Alas! What bitter pangs they suffer when they find their efforts scoffed at, themselves unrecognised; and, possibly, the whole subject of communication with spirit-land laughed at as an idle and baseless vision. This is pain, corresponding to the intensity of joy with which a spirit finds itself still loved and recognised. (Spirit leader Imperator in Moses, MSTSW, n.p.)

Dream Visits to the Departed

Many souls who are mourning those who have passed into the spirit world, leaving sad hearts behind then, can bring comfort and consolation to themselves even if only in a limited degree by nightly visitations and meetings in the spirit world with those whom they mourn. Many a soul so afflicted has arisen from his bed in the morning with an unaccountable feeling that comfort has come to him in some mysterious fashion. This means of lessening the distress of separation is but another instance of the perfection of the dispensation that is the very foundation upon which the whole spirit world is built and upheld. (Monsignor Robert Hugh Benson, HH, 25-6.)

We were in a luminous plain of encircling white light with faintly outlined domes and pinnacles reaching upwards into infinity. These are the thought worlds of the advanced – the creations of mind immeasurably stronger than ours. Music seemed to be emerging from each breath of air: at one moment, it was a ‘cello and we blended with it and tried to increase our power even more.

An indescribable joy was in our hearts. We seemed to be one person, yet we each perceived, heard and felt. Flecks of radiant power floated around us.

But we could not stay long, for you, tied to the earth plane, are not strong enough to breathe this air save for a brief flash. (Philip Gilbert to his mother, Alice, in PTS, 69.)

We come together in sleep and help each other. (Sigwart, BOTR, 4.)

As I was with all of you tonight I could see how falling asleep is related closely to dying. Material existence clings to the spiritual by a thread, (1) and the spirit rejoices in being free. We then converse with each other just as in life on earth, and I tell you much of myself.

But you must not miss the moment of return to your physical bodies. All this proceeds according to exact laws that human beings obey unconsciously. On awakening your spirit is fully earth-bound again and you know nothing of our togetherness, although you resolve each time to try to remember. You can only achieve this when you have advanced far enough to meet me consciously in sleep. I think some of you will reach this state on earth. (Sigwart, BOTR, 36-7.)

Q: Does the dead person’s spirit ever stay with their loved ones that are still in the body?

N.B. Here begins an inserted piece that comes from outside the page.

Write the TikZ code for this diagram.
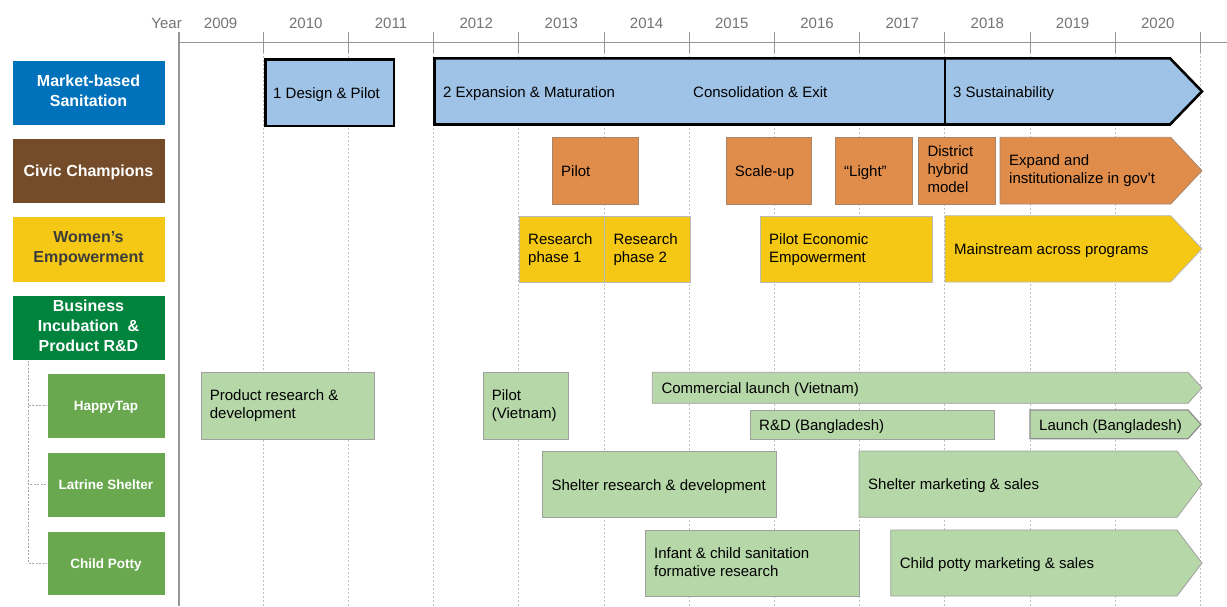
\documentclass[tikz,border=0pt]{standalone}
\usepackage{fontspec}
\setmainfont{Liberation Sans}
\definecolor{mbsblue}{RGB}{0,114,188}
\definecolor{ccbrown}{RGB}{116,76,41}
\definecolor{weyellow}{RGB}{244,200,20}
\definecolor{bigreen}{RGB}{0,132,61}
\definecolor{subgreen}{RGB}{106,168,79}
\definecolor{ltblue}{RGB}{159,195,230}
\definecolor{ccorange}{RGB}{224,141,76}
\definecolor{ltgreen}{RGB}{182,215,168}
\definecolor{axisgray}{RGB}{150,150,150}
\definecolor{yeargray}{RGB}{115,115,115}
\definecolor{darktext}{RGB}{60,60,60}
\newcommand{\txtstrut}{\rule[-3.3pt]{0pt}{18pt}}
\newcommand{\catstrut}{\rule[-4pt]{0pt}{19.5pt}}
\newcommand{\substrut}{\rule[-3.3pt]{0pt}{17pt}}
\tikzset{
  cat/.style={fill=#1, draw=white, line width=0.6pt, text=white, align=center, inner sep=0pt,
    font=\bfseries\fontsize{16}{20}\selectfont,
    execute at begin node=\catstrut, execute at end node=\catstrut},
  subcat/.style={fill=subgreen, draw=white, line width=0.6pt, text=white, align=center, inner sep=0pt,
    font=\bfseries\fontsize{13.5}{16}\selectfont,
    execute at begin node=\substrut, execute at end node=\substrut},
  txt/.style={font=\fontsize{15}{18}\selectfont, text=black, inner sep=0pt, align=left,
    execute at begin node=\txtstrut, execute at end node=\txtstrut},
  phase/.style={fill=ltblue, draw=black, line width=2.6pt, line join=miter},
  civic/.style={fill=ccorange, draw=gray!60!ccorange, line width=0.8pt},
  women/.style={fill=weyellow, draw=gray!55, line width=0.8pt},
  prod/.style={fill=ltgreen, draw=gray!75, line width=0.8pt},
  grid/.style={draw=gray!50, line width=0.7pt, dash pattern=on 2pt off 2pt},
  tree/.style={draw=gray!70, line width=0.8pt, dash pattern=on 2pt off 1.5pt},
  yearlbl/.style={text=yeargray, font=\fontsize{15}{18}\selectfont, inner sep=0pt},
}
% name, x1, y1, x2, y2, style, text
\newcommand{\tbox}[7]{%
  \pgfmathsetmacro\bw{#4-#2}\pgfmathsetmacro\bh{#5-#3}%
  \node[#6, anchor=north west, minimum width=\bw pt, minimum height=\bh pt, inner sep=0pt] (#1) at (#2,#3) {};
  \node[txt, anchor=west] (#1t) at ([xshift=9pt]#1.west) {#7};}
% name, x1, y1, xshoulder, xtip, y2, style, text
\newcommand{\chev}[8]{%
  \draw[#7] (#2,#3) -- (#4,#3) -- (#5,{(#3+#6)/2}) -- (#4,#6) -- (#2,#6) -- cycle;
  \node[txt, anchor=west] (#1) at ({#2+9},{(#3+#6)/2}) {#8};}
\begin{document}
\begin{tikzpicture}[x=1pt,y=-1pt]
\useasboundingbox (0,0) rectangle (1227,606);
% grid lines
\foreach \k in {1,...,12} {
  \draw[grid] ({178+85.2*\k},52) -- ({178+85.2*\k},606);
}
% axis
\draw[axisgray, line width=1.8pt] (178,42.5) -- (1227,42.5);
\foreach \k in {1,...,12} {
  \draw[axisgray, line width=1pt] ({178+85.2*\k},32) -- ({178+85.2*\k},53);
}
\draw[axisgray, line width=2.4pt] (179,32) -- (179,606);
\node[yearlbl, anchor=east] (yr) at (182,23) {Year};
\foreach \k in {0,...,11} {
  \pgfmathtruncatemacro\yy{2009+\k}
  \node[yearlbl] (y\k) at ({178+85.2*\k+42.6},23) {\yy};
}
% left categories
\node[cat=mbsblue, minimum width=153pt, minimum height=65pt] (mbs) at (88.5,92.5) {Market-based\\Sanitation};
\node[cat=ccbrown, minimum width=153pt, minimum height=65pt] (cc) at (88.5,170.5) {Civic Champions};
\node[cat=weyellow, text=darktext, minimum width=153pt, minimum height=66pt] (we) at (88.5,249) {Women's\\Empowerment};
\node[cat=bigreen, minimum width=153pt, minimum height=65pt] (bi) at (88.5,327.5) {Business\\Incubation\ \ \&\\Product R\&D};
\node[subcat, minimum width=118pt, minimum height=65pt] (ht) at (106,405.5) {HappyTap};
\node[subcat, minimum width=118pt, minimum height=65pt] (ls) at (106,484.5) {Latrine Shelter};
\node[subcat, minimum width=118pt, minimum height=64pt] (cp) at (106,563) {Child Potty};
\coordinate (trunk) at (28,360.5);
\draw[tree] (trunk) |- (ht.west);
\draw[tree] (trunk) |- (ls.west);
\draw[tree] (trunk) |- (cp.west);
% Market-based Sanitation row
\tbox{p1}{264}{58.3}{392.5}{124.5}{phase}{1 Design \& Pilot}
\draw[phase] (434.5,58.3) -- (1170,58.3) -- (1202,91.4) -- (1170,124.5) -- (434.5,124.5) -- cycle;
\draw[black, line width=2.6pt] (945,58.3) -- (945,124.5);
\node[txt, anchor=west] (p2) at (443,91.4) {2 Expansion \& Maturation};
\node[txt, anchor=west] (p2b) at (693,91.4) {Consolidation \& Exit};
\node[txt, anchor=west] (p3) at (953,91.4) {3 Sustainability};
% Civic Champions row
\tbox{c1}{552}{137.3}{637.5}{204}{civic}{Pilot}
\tbox{c2}{725.7}{137.3}{811}{204}{civic}{Scale-up}
\tbox{c3}{835}{137.3}{911.7}{204}{civic}{``Light''}
\tbox{c4}{918.3}{137.3}{995}{204}{civic}{District\\hybrid\\model}
\chev{c5}{1000}{137.3}{1170.7}{1202}{204}{civic}{Expand and\\institutionalize in gov't}
% Women's Empowerment row
\tbox{w1}{519}{215.7}{604.3}{282}{women}{Research\\phase 1}
\tbox{w2}{604.3}{215.7}{689.7}{282}{women}{Research\\phase 2}
\tbox{w3}{760}{215.7}{931.7}{282}{women}{Pilot Economic\\Empowerment}
\chev{w4}{945}{215.7}{1170.7}{1202}{282}{women}{Mainstream across programs}
% HappyTap row
\tbox{h1}{200.7}{372.3}{374}{438.7}{prod}{Product research \&\\development}
\tbox{h2}{482.7}{372.3}{567.7}{438.7}{prod}{Pilot\\(Vietnam)}
\chev{h3}{652.3}{372.3}{1188}{1202}{403.3}{prod}{Commercial launch (Vietnam)}
\tbox{h4}{750}{410}{994.3}{438.7}{prod}{R\&D (Bangladesh)}
\chev{h5}{1030}{410}{1188}{1201}{438.7}{prod, draw=gray!90, line width=1.2pt}{Launch (Bangladesh)}
% Latrine Shelter row
\tbox{s1}{542.3}{451}{776}{517.3}{prod}{Shelter research \& development}
\chev{s2}{859}{451}{1177}{1202}{517.3}{prod}{Shelter marketing \& sales}
% Child Potty row
\tbox{k1}{645}{530}{859}{596}{prod}{Infant \& child sanitation\\formative research}
\chev{k2}{890.7}{530}{1177}{1202}{596}{prod}{Child potty marketing \& sales}
\end{tikzpicture}
\end{document}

A: Yes, many times they will come back when they feel there is a need, even if they had left to go on to other realms of teaching and learning. They are always there in times of crises; also on holidays and celebrations. They never like to miss the happy occasions which they knew on the earth plane so that they will join loved ones during the holiday festivals and special occasions. They are also with you at night when you leave the body.

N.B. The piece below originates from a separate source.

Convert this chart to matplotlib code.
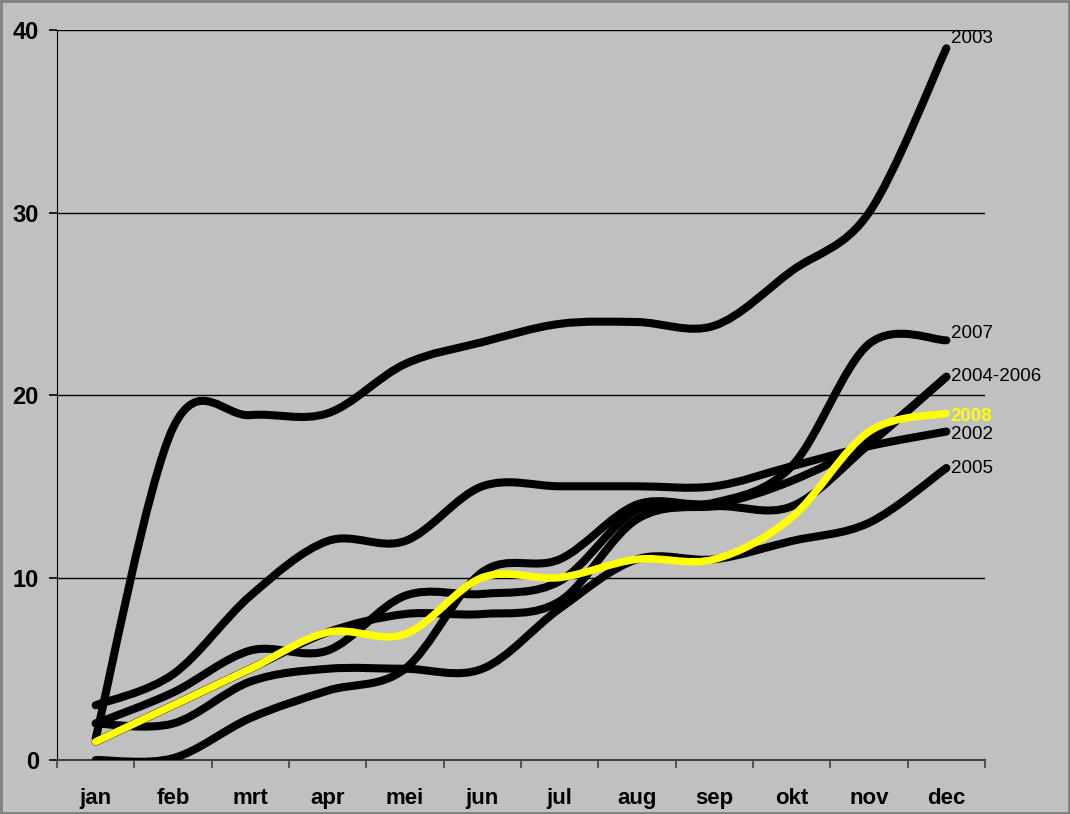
import numpy as np
import matplotlib.pyplot as plt
from matplotlib.path import Path
from matplotlib.patches import PathPatch, Rectangle

plt.rcParams['font.family'] = ['Liberation Sans', 'DejaVu Sans']

maanden = ['jan', 'feb', 'mrt', 'apr', 'mei', 'jun', 'jul', 'aug', 'sep', 'okt', 'nov', 'dec']

y2003 = [1.2, 18.2, 18.9, 19.0, 21.7, 22.9, 23.9, 24.0, 23.8, 26.8, 30.0, 39.0]
y2002 = [3.0, 4.7, 9.0, 12.0, 12.0, 15.0, 15.0, 15.0, 15.0, 16.1, 17.2, 18.0]
y2007 = [0.0, 0.1, 2.3, 3.8, 5.0, 10.3, 11.0, 14.0, 14.1, 16.1, 22.8, 23.0]
y2004 = [2.0, 3.7, 6.0, 6.0, 9.0, 9.1, 9.8, 13.7, 14.0, 15.3, 17.5, 21.0]
y2006 = [1.0, 3.0, 5.0, 7.0, 8.0, 8.0, 8.7, 13.2, 13.9, 13.9, 17.3, 21.0]
y2005 = [2.0, 2.0, 4.3, 5.0, 5.0, 5.0, 8.3, 11.0, 11.0, 12.0, 13.0, 16.0]
y2008 = [1.0, 3.0, 5.0, 7.0, 6.9, 10.0, 10.0, 11.0, 11.0, 13.3, 18.0, 19.0]

zwart = [y2003, y2002, y2007, y2004, y2006, y2005]

labels = ['2003', '2007', '2004-2006', '2008', '2002', '2005']
label_y = [y2003[-1], y2007[-1], y2004[-1], y2008[-1], y2002[-1], y2005[-1]]


def glad_pad(ys):
    # excel-achtige gladde lijn: bezier door de punten
    x = np.arange(len(ys), dtype=float)
    y = np.array(ys, dtype=float)
    pts = np.column_stack([x, y])
    n = len(pts)
    verts = [pts[0]]
    codes = [Path.MOVETO]
    for i in range(n - 1):
        p0 = pts[i - 1] if i > 0 else pts[i]
        p1 = pts[i]
        p2 = pts[i + 1]
        p3 = pts[i + 2] if i + 2 < n else pts[i + 1]
        c1 = p1 + (p2 - p0) / 6
        c2 = p2 - (p3 - p1) / 6
        verts += [c1, c2, p2]
        codes += [Path.CURVE4] * 3
    return Path(verts, codes)


fig = plt.figure(figsize=(10.7, 8.14), dpi=100, facecolor='#c0c0c0')
ax = fig.add_axes([0.0533, 0.0663, 0.8673, 0.8968])
ax.set_facecolor('#c0c0c0')

for ys in zwart:
    ax.add_patch(PathPatch(glad_pad(ys), fill=False, edgecolor='black', lw=5.8,
                           capstyle='round', joinstyle='round', zorder=3))
ax.add_patch(PathPatch(glad_pad(y2008), fill=False, edgecolor='#ffff00', lw=5.4,
                       capstyle='round', joinstyle='round', zorder=4))

ax.set_xlim(-0.5, 11.5)
ax.set_ylim(0, 40)
ax.set_yticks([0, 10, 20, 30, 40])
ax.set_xticks(range(12))
ax.set_xticklabels(maanden, fontsize=16, fontweight='bold')
ax.set_xticks(np.arange(-0.5, 12, 1), minor=True)
ax.tick_params(axis='x', which='major', length=0, pad=20)
ax.tick_params(axis='x', which='minor', length=6, width=1.2, color='#404040', direction='out')
ax.tick_params(axis='y', length=6, width=1.2, pad=7, labelsize=17)
for t in ax.get_yticklabels():
    t.set_fontweight('bold')

ax.yaxis.grid(True, color='black', lw=1)
ax.set_axisbelow(True)
for s in ['top', 'right']:
    ax.spines[s].set_visible(False)
ax.spines['left'].set_color('black')
ax.spines['bottom'].set_color('#404040')
ax.spines['bottom'].set_linewidth(1.5)

offsets = [7, 5, 0, -2, -2, 0]
for lab, yv, off in zip(labels, label_y, offsets):
    if lab == '2008':
        ax.annotate(lab, (11, yv), xytext=(3, off), textcoords='offset points',
                    va='center', ha='left', fontsize=13.5, color='#ffff00', fontweight='bold',
                    annotation_clip=False)
    else:
        ax.annotate(lab, (11, yv), xytext=(3, off), textcoords='offset points',
                    va='center', ha='left', fontsize=13.5, color='black',
                    annotation_clip=False)

fig.patches.append(Rectangle((0.001, 0.001), 0.998, 0.998, transform=fig.transFigure,
                             fill=False, edgecolor='#808080', lw=2))

fig.savefig('out.png', dpi=100, facecolor=fig.get_facecolor())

Many times you go with them into different classes, things which they are taking; you see where they are living, see their new interests, their friends. People congregate together out of the body when you sleep. You are as much at home out of the body as you are in. Very few people are allowed to bring back the conscious memory, for then they wouldn’t want to work on their tests on earth. They would long for home, for the gentler world on the other side. (Unnamed spirit teacher through Betty Bethards, TIND, 50.)